上世纪60年代初,大陆东南沿海形势严峻,经常遭到敌特袭扰,地处海防前线的洞头岛情况更复杂,成了保卫祖国的最前哨,一些岛民与特务有频繁联系,“我中有特,特中有我”,在这样的背景下,汪月霞和姐妹们一起投入了洞头岛的保卫战斗。洞头岛有12个岙口,特务常常假装成商人或渔民开船登岛,因此每个岙口都要来回巡逻,24小时坚守,抓到特务交给公安局处理。冬日天寒地冻,夏日酷热难当,都能见到姑娘们挺拔的身影,她们的热血像男儿一样泼洒在祖国神圣不可侵犯的土地上。

女民兵们训练、生产、演出、政治学习、夜校扫盲,还要经常参加射击表演,很是辛苦,但女子连的每个战士都具有无私奉献的精神。女子连也像磁石一样,牢牢地吸引着一代又一代的女民兵,艰难而光荣地走到了今天。

我们聊到了电影《海霞》。据汪老回忆,1963年,在南京军区政治部文艺创作室工作的黎汝清奉命前往洞头6连担任代理辅导员,深入体验生活,全面了解了女子民兵连的发展历程后,动手创作长篇小说。一年后,黎汝清完成了10余万字的《海岛女民兵》,讲述渔家女李海霞在党的哺育下,与渔霸陈占鳌、潜伏敌特刘阿太等敌人进行艰苦的斗争,逐渐成长为一名成熟的革命女战士的故事。小说发表在杂志上,很快单行本出版,还被改编成连环画,在国内风靡一时。导演谢铁骊读到了小说,改写出电影剧本《海霞》,交给北京电影制片厂拍摄。谢铁骊到洞头考察女民兵的学习与工作,挑选外景拍摄场地,汪月霞陪了他3天。谢铁骊导演在考察后深有感触地说:洞头海湾的水太深,深得足以让红色渔船劈波斩浪,岛屿上的礁石太硬,那是打不垮摧不毁的钢铁长城。但电影《海霞》直到1975年初才拍摄完成,不久在全国公映,成为家喻户晓的电影。

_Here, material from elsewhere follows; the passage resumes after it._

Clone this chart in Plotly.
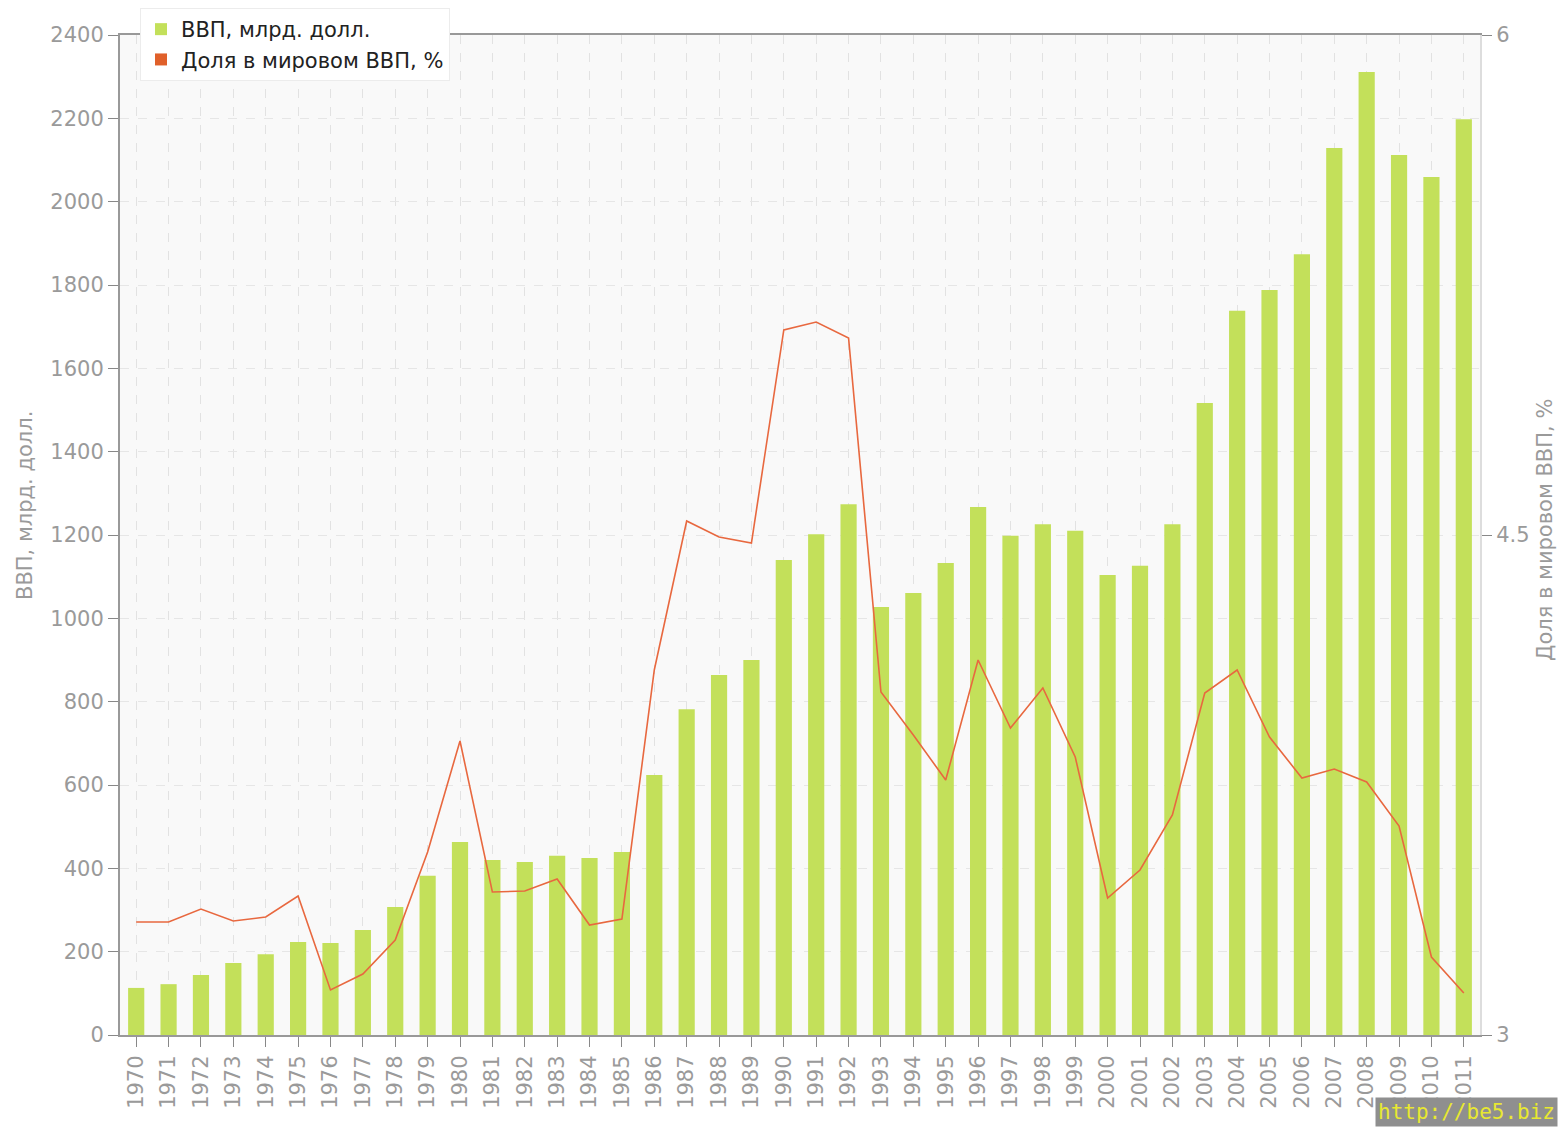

我在胜利岙岛走访,遇到几位村民,他们原来都是渔民,上了年纪后不出海了,也没有离岛找事做。他们说,胜利岙岛还叫棺材岙的时候,是一个岩多地少、土瘦民贫、庄稼不旺茅草旺的地方。先民们就地取材,搭建简易的茅草房作居所,生活简陋到极点。村民以渔业为主,夏秋南风季节,岙湾可供渔船停泊避风。岛上有少量耕地,主要种植番薯。在变幻莫测的大海上,海难、灾难屡屡发生,遇难尸体或葬入海底深渊,或无处可依,随波漂荡,被这里的渔民打捞起来摆放在岙口供人认领,若无人认领就地掩埋,并做好标记,以备来人查找。久而久之,这个岛屿就叫棺材岙了。

当时,村里最热闹的时候是有人娶亲,全村人都会来帮忙。有一次,村民听到鸽尾礁村伪保长的女儿要嫁到村里来的消息,激动了好几天。那天新娘是坐轿子来的,但棺材岙的道路异常狭小,有几段一边是大海,一边是峭壁,抬轿子的人稍有不慎,轿子带人就翻入大海,全村人都很紧张。最后总算顺利抬到了村里,轿子里的新娘涂脂抹粉,羞羞答答,可下轿一走路,大家看傻了眼,新娘跛脚跛得厉害,新郎家里穷,倒也不在乎。

洞头解放后,村里有70多户,发展了渔业,村民生活有了很大的改善,大家纷纷修建石头房,到上世纪80年代,村民达1000多人。这20来年,40岁以下的男女都在外面闯世界。

村里的人和事流经老人的嘴,鲜活地出现在我的面前。而现在的胜利岙村,全是绿色生态,拥有现代社会稀缺的资源:有时是漫天的白云叠加在屋檐之上,有时是蒸腾的雾霭被霞光染上了几分颜色,有时是一群健硕的鸥鸟盘旋于海面,有时是阵阵海潮声时而轻微时而激烈,有时是如水的月色流淌在你的眼前……这些如诗如画的景色,会让每个人拾起一份生活的美好。当然,胜利岙岛最珍贵的还是那扑面而来的红色信仰,那奔涌而来的春花、夏日、秋风、冬月,都在讲述的革命历史。